Rows from a dataset of charts and code
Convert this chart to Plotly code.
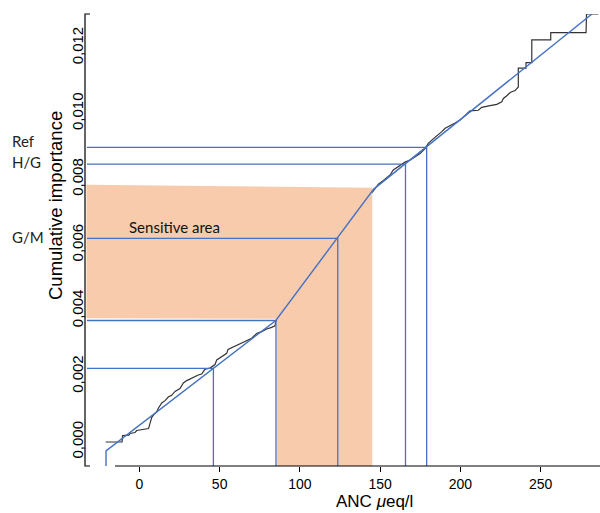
import plotly.graph_objects as go

# ---------------- data ----------------
# empirical cumulative importance (black step curve)
ecdf_anc = [-21.0, -10.8, -10.5, -6.5, -5.9, -2.7, -1.7, 4.1, 5.7, 6.6, 7.7, 9.3, 10.8,
            11.8, 12.8, 13.9, 16.0, 18.0, 20.1, 22.2, 25.3, 27.4, 29.5, 33.6, 36.7, 38.8,
            40.9, 44.0, 47.1, 48.2, 50.9, 54.4, 55.2, 58.5, 61.4, 64.6, 66.9, 70.0, 71.4,
            73.3, 76.2, 79.3, 82.4, 84.5, 84.9,
            145.8, 148.9, 152.0, 156.2, 158.2, 161.3, 165.5, 168.6, 171.8, 174.9, 178.0,
            180.0, 182.2, 185.3, 188.4, 190.5, 193.6, 196.7, 199.8, 202.9, 205.0, 206.0,
            211.2, 213.3, 218.5, 222.7, 225.8, 226.8, 229.1, 231.0, 234.1, 236.1, 236.1,
            240.9, 240.9, 244.5, 244.5, 256.3, 256.3, 278.3, 278.6, 286.0]
ecdf_imp = [0.0, 0.0, 0.00020, 0.00021, 0.00026, 0.00029, 0.00035, 0.00039, 0.00041,
            0.00057, 0.00075, 0.00085, 0.00092, 0.00103, 0.00110, 0.00119, 0.00126,
            0.00137, 0.00142, 0.00154, 0.00163, 0.00180, 0.00187, 0.00197, 0.00204,
            0.00207, 0.00222, 0.00225, 0.00236, 0.00250, 0.00259, 0.00270, 0.00282,
            0.00290, 0.00295, 0.00305, 0.00310, 0.00316, 0.00323, 0.00331, 0.00336,
            0.00344, 0.00349, 0.00354, 0.00366,
            0.00767, 0.00785, 0.00796, 0.00813, 0.00828, 0.00839, 0.00852, 0.00858,
            0.00868, 0.00878, 0.00893, 0.00909, 0.00919, 0.00931, 0.00945, 0.00955,
            0.00962, 0.00971, 0.00980, 0.00994, 0.01001, 0.01008, 0.01010, 0.01019,
            0.01024, 0.01028, 0.01036, 0.01046, 0.01055, 0.01064, 0.01070, 0.01081,
            0.01138, 0.01138, 0.01155, 0.01155, 0.01224, 0.01224, 0.01246, 0.01246,
            0.01303, 0.01303]

# broken-line fit (blue)
fit_anc = [-20.8, 85.0, 146.0, 282.0]
fit_imp = [-0.00027, 0.0037, 0.0077, 0.01303]

# marked thresholds (blue drop lines)
mark_anc = [46.1, 85.1, 123.6, 165.8, 179.0]
mark_imp = [0.00224, 0.0037, 0.0062, 0.00846, 0.00897]

# sensitive area (orange polygon)
sens_anc = [-33.0, 144.8, 145.1, 145.1, 85.6, 85.6, -33.0]
sens_imp = [0.00783, 0.00774, 0.00774, -0.00073, -0.00073, 0.00375, 0.00377]

x_ticks = [0, 50, 100, 150, 200, 250]
y_ticks = [0.0, 0.002, 0.004, 0.006, 0.008, 0.010, 0.012]
y_ticktext = ["0,000", "0,002", "0,004", "0,006", "0,008", "0,010", "0,012"]

side_labels = ["Ref", "H/G", "G/M"]
side_label_imp = [0.00916, 0.00851, 0.00623]

# ---------------- layout geometry ----------------
W, H = 600, 513
ML, MR, MT, MB = 85, 0, 14, 47
PW, PH = W - ML - MR, H - MT - MB
X_RANGE = [-33.9, 287.0]
Y_RANGE = [-0.00073, 0.01303]
LEFT_X = -32.7
BLUE = "#4472C4"


def px2paper_x(px):
    return (px - ML) / PW


def px2paper_y(py):
    return (H - MB - py) / PH


fig = go.Figure()

# black empirical curve
fig.add_trace(go.Scatter(x=ecdf_anc, y=ecdf_imp, mode="lines",
                         line=dict(color="#333333", width=1.2), hoverinfo="skip"))

# orange sensitive area
fig.add_trace(go.Scatter(x=sens_anc, y=sens_imp, mode="lines", fill="toself",
                         fillcolor="#F8CBAD", line=dict(width=0), hoverinfo="skip"))

# blue fit line (with start drop)
fig.add_trace(go.Scatter(x=[fit_anc[0]] + fit_anc, y=[Y_RANGE[0]] + fit_imp, mode="lines",
                         line=dict(color=BLUE, width=1.4), hoverinfo="skip"))

# blue drop lines for marked thresholds
dx, dy = [], []
for a, v in zip(mark_anc, mark_imp):
    dx += [LEFT_X, a, a, None]
    dy += [v, v, Y_RANGE[0], None]
fig.add_trace(go.Scatter(x=dx, y=dy, mode="lines",
                         line=dict(color=BLUE, width=1.3), hoverinfo="skip"))

# axis lines
tick = 5 / PW
fig.add_shape(type="path", xref="paper", yref="paper",
              path=f"M {tick},1 L 0,1 L 0,0 L {tick},0",
              line=dict(color="black", width=1.2))
fig.add_shape(type="line", xref="paper", yref="paper",
              x0=px2paper_x(115), x1=1, y0=0, y1=0,
              line=dict(color="black", width=1.2))

annots = []
for lab, v in zip(side_labels, side_label_imp):
    annots.append(dict(text=lab, xref="paper", yref="y", x=px2paper_x(10), y=v,
                       xanchor="left", yanchor="middle", showarrow=False,
                       font=dict(family="Lato", size=15, color="#222")))
annots.append(dict(text="Sensitive area", xref="x", yref="y", x=-7.9, y=0.00654,
                   xanchor="left", yanchor="middle", showarrow=False,
                   font=dict(family="Lato", size=15, color="#111")))
annots.append(dict(text="ANC <i>\u03bc</i>eq/l", xref="paper", yref="paper",
                   x=px2paper_x(374), y=px2paper_y(501), xanchor="center", yanchor="middle",
                   showarrow=False, font=dict(family="Liberation Sans", size=17, color="black")))
annots.append(dict(text="Cumulative importance", xref="paper", yref="paper",
                   x=px2paper_x(55), y=px2paper_y(206), xanchor="center", yanchor="middle",
                   textangle=-90, showarrow=False,
                   font=dict(family="Liberation Sans", size=18.5, color="black")))

fig.update_layout(
    width=W, height=H,
    margin=dict(l=ML, r=MR, t=MT, b=MB),
    paper_bgcolor="white", plot_bgcolor="white",
    showlegend=False,
    annotations=annots,
    xaxis=dict(range=X_RANGE, tickvals=x_ticks, ticks="outside", ticklen=5,
               tickcolor="black", showgrid=False, zeroline=False, showline=False,
               tickfont=dict(family="Liberation Sans", size=14, color="black")),
    yaxis=dict(range=Y_RANGE, tickvals=y_ticks, ticktext=y_ticktext, tickangle=-90,
               ticks="", showgrid=False, zeroline=False, showline=False,
               ticklabelstandoff=-2,
               tickfont=dict(family="Liberation Sans", size=15, color="black")),
)

fig.write_html("out.html")
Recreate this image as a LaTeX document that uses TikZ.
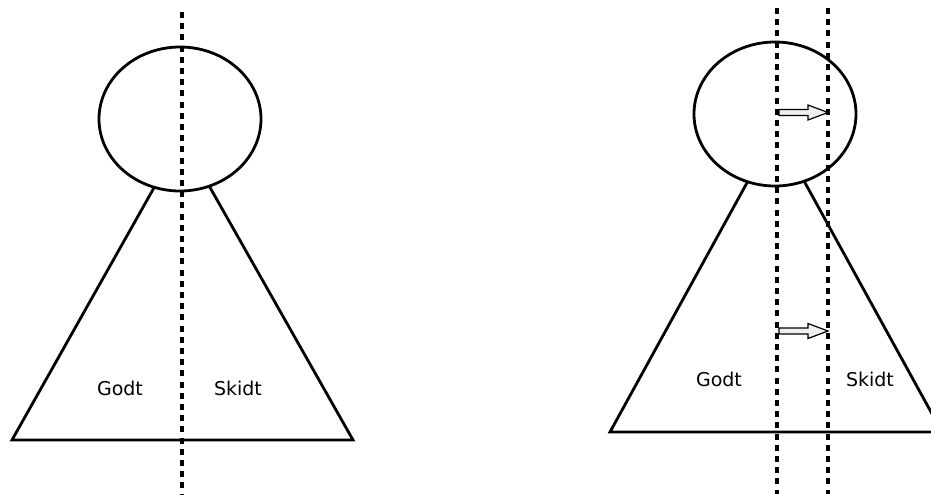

→ Task:
Copy each line of the listing in which the word "this" can be found.

→ Task solution:
Convert this chart to Plotly code.
Recreate this image as a LaTeX document that uses TikZ.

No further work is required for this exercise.